_Short problem_.
Restate each of the lines below word for word and drop every picture.

- - - - - - -

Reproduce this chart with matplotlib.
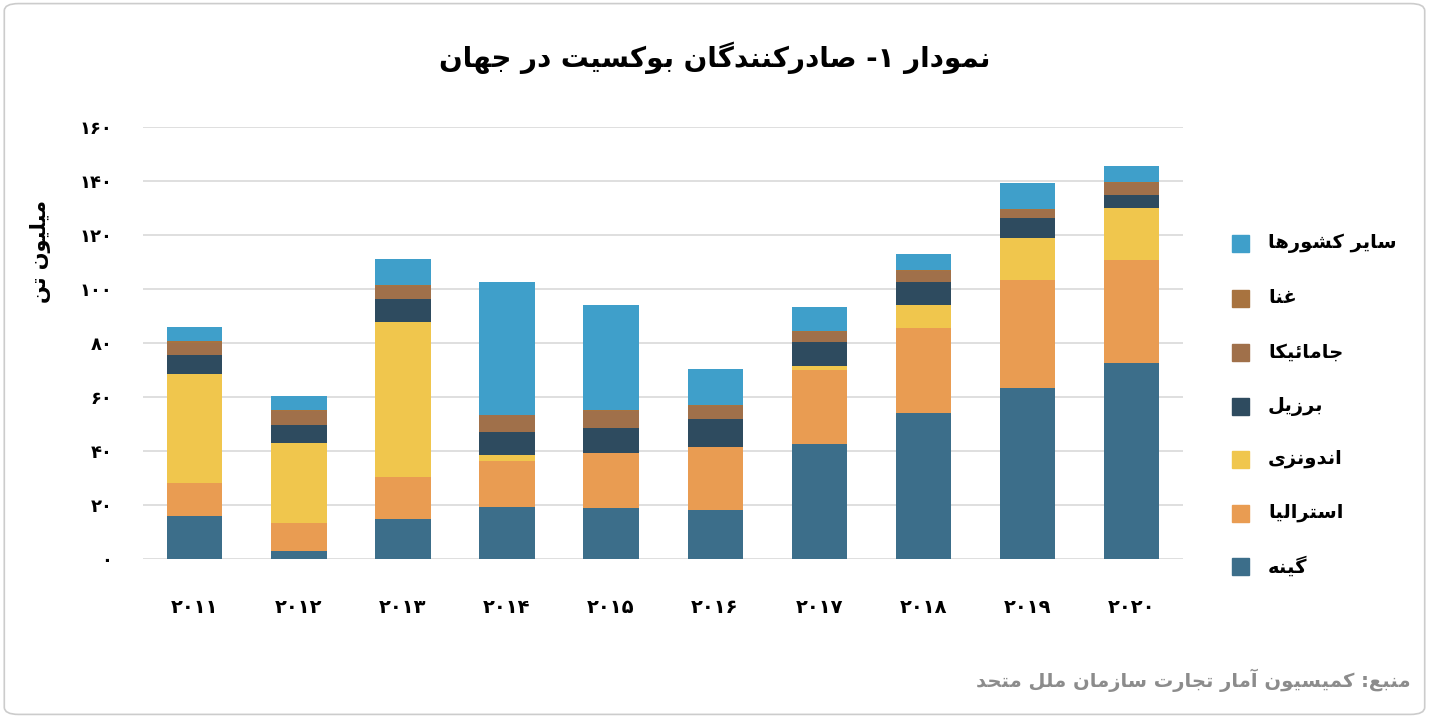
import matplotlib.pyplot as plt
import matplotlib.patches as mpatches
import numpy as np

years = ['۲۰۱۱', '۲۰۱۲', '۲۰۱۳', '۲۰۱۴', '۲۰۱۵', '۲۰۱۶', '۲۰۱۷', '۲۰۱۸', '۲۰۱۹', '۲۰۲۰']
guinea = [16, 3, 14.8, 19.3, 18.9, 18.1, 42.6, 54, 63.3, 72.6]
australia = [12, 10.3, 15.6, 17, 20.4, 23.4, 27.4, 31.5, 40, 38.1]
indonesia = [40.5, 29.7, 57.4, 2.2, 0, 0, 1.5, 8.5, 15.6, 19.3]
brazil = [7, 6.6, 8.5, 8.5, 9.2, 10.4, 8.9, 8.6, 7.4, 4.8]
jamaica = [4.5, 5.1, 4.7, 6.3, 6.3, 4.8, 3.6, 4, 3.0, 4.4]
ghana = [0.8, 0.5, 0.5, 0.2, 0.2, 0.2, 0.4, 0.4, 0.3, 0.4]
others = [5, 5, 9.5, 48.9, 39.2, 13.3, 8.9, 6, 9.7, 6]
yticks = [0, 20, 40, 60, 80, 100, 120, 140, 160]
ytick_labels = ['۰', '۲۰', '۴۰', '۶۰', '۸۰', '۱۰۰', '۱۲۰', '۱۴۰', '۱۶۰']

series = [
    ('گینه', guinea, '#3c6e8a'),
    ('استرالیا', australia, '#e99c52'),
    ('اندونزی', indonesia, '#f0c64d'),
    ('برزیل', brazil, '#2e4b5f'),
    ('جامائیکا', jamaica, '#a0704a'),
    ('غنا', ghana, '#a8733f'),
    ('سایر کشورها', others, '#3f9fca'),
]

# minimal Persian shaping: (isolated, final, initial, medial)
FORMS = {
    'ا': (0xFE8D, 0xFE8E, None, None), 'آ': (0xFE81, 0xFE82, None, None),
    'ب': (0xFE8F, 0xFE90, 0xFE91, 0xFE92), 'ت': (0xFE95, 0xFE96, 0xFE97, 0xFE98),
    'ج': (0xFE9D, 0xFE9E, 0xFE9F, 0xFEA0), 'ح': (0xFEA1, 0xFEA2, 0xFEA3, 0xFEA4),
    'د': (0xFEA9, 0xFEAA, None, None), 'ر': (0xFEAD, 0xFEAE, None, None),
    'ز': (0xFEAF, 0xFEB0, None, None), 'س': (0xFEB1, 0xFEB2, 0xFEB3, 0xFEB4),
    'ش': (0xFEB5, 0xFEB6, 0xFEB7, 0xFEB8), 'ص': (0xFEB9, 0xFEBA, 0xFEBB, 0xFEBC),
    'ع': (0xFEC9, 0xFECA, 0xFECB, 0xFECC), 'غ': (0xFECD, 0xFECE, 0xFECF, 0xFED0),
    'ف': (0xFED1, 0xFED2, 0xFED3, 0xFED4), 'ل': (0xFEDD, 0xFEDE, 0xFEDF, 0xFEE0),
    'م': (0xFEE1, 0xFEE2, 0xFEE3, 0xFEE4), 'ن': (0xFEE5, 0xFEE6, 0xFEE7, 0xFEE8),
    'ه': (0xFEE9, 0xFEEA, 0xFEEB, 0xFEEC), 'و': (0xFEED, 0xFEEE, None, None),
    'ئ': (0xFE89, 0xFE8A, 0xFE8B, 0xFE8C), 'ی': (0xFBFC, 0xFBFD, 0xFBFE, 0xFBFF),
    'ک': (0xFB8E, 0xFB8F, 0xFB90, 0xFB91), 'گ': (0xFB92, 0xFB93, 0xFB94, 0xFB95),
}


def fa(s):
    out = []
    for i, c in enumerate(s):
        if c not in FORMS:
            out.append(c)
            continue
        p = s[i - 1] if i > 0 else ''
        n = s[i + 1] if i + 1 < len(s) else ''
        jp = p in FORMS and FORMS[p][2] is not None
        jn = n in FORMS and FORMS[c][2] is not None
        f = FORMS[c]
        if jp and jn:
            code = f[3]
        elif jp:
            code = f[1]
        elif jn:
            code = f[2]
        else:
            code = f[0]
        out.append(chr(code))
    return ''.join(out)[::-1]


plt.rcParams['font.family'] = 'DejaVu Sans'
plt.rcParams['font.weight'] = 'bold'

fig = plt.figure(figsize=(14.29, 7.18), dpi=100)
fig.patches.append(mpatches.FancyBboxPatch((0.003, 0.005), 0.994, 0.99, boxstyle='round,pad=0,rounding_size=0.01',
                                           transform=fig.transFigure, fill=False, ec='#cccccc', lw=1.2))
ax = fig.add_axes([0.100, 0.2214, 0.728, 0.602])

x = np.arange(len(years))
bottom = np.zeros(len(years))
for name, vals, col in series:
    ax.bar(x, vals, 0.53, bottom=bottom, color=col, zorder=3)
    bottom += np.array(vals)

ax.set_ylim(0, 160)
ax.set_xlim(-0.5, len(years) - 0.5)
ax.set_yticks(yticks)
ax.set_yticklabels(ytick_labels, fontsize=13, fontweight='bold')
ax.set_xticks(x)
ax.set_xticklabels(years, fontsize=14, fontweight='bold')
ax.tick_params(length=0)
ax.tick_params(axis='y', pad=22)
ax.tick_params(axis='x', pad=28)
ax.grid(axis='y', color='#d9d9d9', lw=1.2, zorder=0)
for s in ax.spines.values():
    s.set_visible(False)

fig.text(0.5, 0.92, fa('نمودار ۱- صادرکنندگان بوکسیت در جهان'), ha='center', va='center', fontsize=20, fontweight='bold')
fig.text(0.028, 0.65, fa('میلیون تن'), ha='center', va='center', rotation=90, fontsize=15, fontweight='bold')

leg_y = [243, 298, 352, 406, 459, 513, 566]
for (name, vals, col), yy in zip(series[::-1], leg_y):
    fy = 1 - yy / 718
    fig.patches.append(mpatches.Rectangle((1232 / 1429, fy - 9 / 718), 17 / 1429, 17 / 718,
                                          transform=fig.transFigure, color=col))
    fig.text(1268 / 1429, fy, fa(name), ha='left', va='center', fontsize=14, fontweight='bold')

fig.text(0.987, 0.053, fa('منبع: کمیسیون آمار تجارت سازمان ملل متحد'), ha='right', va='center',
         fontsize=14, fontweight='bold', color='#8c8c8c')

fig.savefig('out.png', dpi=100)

- - - - - - -

_The result_.
Reproduce this chart with matplotlib.
import matplotlib.pyplot as plt
import matplotlib.patches as mpatches
import numpy as np

years = ['۲۰۱۱', '۲۰۱۲', '۲۰۱۳', '۲۰۱۴', '۲۰۱۵', '۲۰۱۶', '۲۰۱۷', '۲۰۱۸', '۲۰۱۹', '۲۰۲۰']
guinea = [16, 3, 14.8, 19.3, 18.9, 18.1, 42.6, 54, 63.3, 72.6]
australia = [12, 10.3, 15.6, 17, 20.4, 23.4, 27.4, 31.5, 40, 38.1]
indonesia = [40.5, 29.7, 57.4, 2.2, 0, 0, 1.5, 8.5, 15.6, 19.3]
brazil = [7, 6.6, 8.5, 8.5, 9.2, 10.4, 8.9, 8.6, 7.4, 4.8]
jamaica = [4.5, 5.1, 4.7, 6.3, 6.3, 4.8, 3.6, 4, 3.0, 4.4]
ghana = [0.8, 0.5, 0.5, 0.2, 0.2, 0.2, 0.4, 0.4, 0.3, 0.4]
others = [5, 5, 9.5, 48.9, 39.2, 13.3, 8.9, 6, 9.7, 6]
yticks = [0, 20, 40, 60, 80, 100, 120, 140, 160]
ytick_labels = ['۰', '۲۰', '۴۰', '۶۰', '۸۰', '۱۰۰', '۱۲۰', '۱۴۰', '۱۶۰']

series = [
    ('گینه', guinea, '#3c6e8a'),
    ('استرالیا', australia, '#e99c52'),
    ('اندونزی', indonesia, '#f0c64d'),
    ('برزیل', brazil, '#2e4b5f'),
    ('جامائیکا', jamaica, '#a0704a'),
    ('غنا', ghana, '#a8733f'),
    ('سایر کشورها', others, '#3f9fca'),
]

# minimal Persian shaping: (isolated, final, initial, medial)
FORMS = {
    'ا': (0xFE8D, 0xFE8E, None, None), 'آ': (0xFE81, 0xFE82, None, None),
    'ب': (0xFE8F, 0xFE90, 0xFE91, 0xFE92), 'ت': (0xFE95, 0xFE96, 0xFE97, 0xFE98),
    'ج': (0xFE9D, 0xFE9E, 0xFE9F, 0xFEA0), 'ح': (0xFEA1, 0xFEA2, 0xFEA3, 0xFEA4),
    'د': (0xFEA9, 0xFEAA, None, None), 'ر': (0xFEAD, 0xFEAE, None, None),
    'ز': (0xFEAF, 0xFEB0, None, None), 'س': (0xFEB1, 0xFEB2, 0xFEB3, 0xFEB4),
    'ش': (0xFEB5, 0xFEB6, 0xFEB7, 0xFEB8), 'ص': (0xFEB9, 0xFEBA, 0xFEBB, 0xFEBC),
    'ع': (0xFEC9, 0xFECA, 0xFECB, 0xFECC), 'غ': (0xFECD, 0xFECE, 0xFECF, 0xFED0),
    'ف': (0xFED1, 0xFED2, 0xFED3, 0xFED4), 'ل': (0xFEDD, 0xFEDE, 0xFEDF, 0xFEE0),
    'م': (0xFEE1, 0xFEE2, 0xFEE3, 0xFEE4), 'ن': (0xFEE5, 0xFEE6, 0xFEE7, 0xFEE8),
    'ه': (0xFEE9, 0xFEEA, 0xFEEB, 0xFEEC), 'و': (0xFEED, 0xFEEE, None, None),
    'ئ': (0xFE89, 0xFE8A, 0xFE8B, 0xFE8C), 'ی': (0xFBFC, 0xFBFD, 0xFBFE, 0xFBFF),
    'ک': (0xFB8E, 0xFB8F, 0xFB90, 0xFB91), 'گ': (0xFB92, 0xFB93, 0xFB94, 0xFB95),
}


def fa(s):
    out = []
    for i, c in enumerate(s):
        if c not in FORMS:
            out.append(c)
            continue
        p = s[i - 1] if i > 0 else ''
        n = s[i + 1] if i + 1 < len(s) else ''
        jp = p in FORMS and FORMS[p][2] is not None
        jn = n in FORMS and FORMS[c][2] is not None
        f = FORMS[c]
        if jp and jn:
            code = f[3]
        elif jp:
            code = f[1]
        elif jn:
            code = f[2]
        else:
            code = f[0]
        out.append(chr(code))
    return ''.join(out)[::-1]


plt.rcParams['font.family'] = 'DejaVu Sans'
plt.rcParams['font.weight'] = 'bold'

fig = plt.figure(figsize=(14.29, 7.18), dpi=100)
fig.patches.append(mpatches.FancyBboxPatch((0.003, 0.005), 0.994, 0.99, boxstyle='round,pad=0,rounding_size=0.01',
                                           transform=fig.transFigure, fill=False, ec='#cccccc', lw=1.2))
ax = fig.add_axes([0.100, 0.2214, 0.728, 0.602])

x = np.arange(len(years))
bottom = np.zeros(len(years))
for name, vals, col in series:
    ax.bar(x, vals, 0.53, bottom=bottom, color=col, zorder=3)
    bottom += np.array(vals)

ax.set_ylim(0, 160)
ax.set_xlim(-0.5, len(years) - 0.5)
ax.set_yticks(yticks)
ax.set_yticklabels(ytick_labels, fontsize=13, fontweight='bold')
ax.set_xticks(x)
ax.set_xticklabels(years, fontsize=14, fontweight='bold')
ax.tick_params(length=0)
ax.tick_params(axis='y', pad=22)
ax.tick_params(axis='x', pad=28)
ax.grid(axis='y', color='#d9d9d9', lw=1.2, zorder=0)
for s in ax.spines.values():
    s.set_visible(False)

fig.text(0.5, 0.92, fa('نمودار ۱- صادرکنندگان بوکسیت در جهان'), ha='center', va='center', fontsize=20, fontweight='bold')
fig.text(0.028, 0.65, fa('میلیون تن'), ha='center', va='center', rotation=90, fontsize=15, fontweight='bold')

leg_y = [243, 298, 352, 406, 459, 513, 566]
for (name, vals, col), yy in zip(series[::-1], leg_y):
    fy = 1 - yy / 718
    fig.patches.append(mpatches.Rectangle((1232 / 1429, fy - 9 / 718), 17 / 1429, 17 / 718,
                                          transform=fig.transFigure, color=col))
    fig.text(1268 / 1429, fy, fa(name), ha='left', va='center', fontsize=14, fontweight='bold')

fig.text(0.987, 0.053, fa('منبع: کمیسیون آمار تجارت سازمان ملل متحد'), ha='right', va='center',
         fontsize=14, fontweight='bold', color='#8c8c8c')

fig.savefig('out.png', dpi=100)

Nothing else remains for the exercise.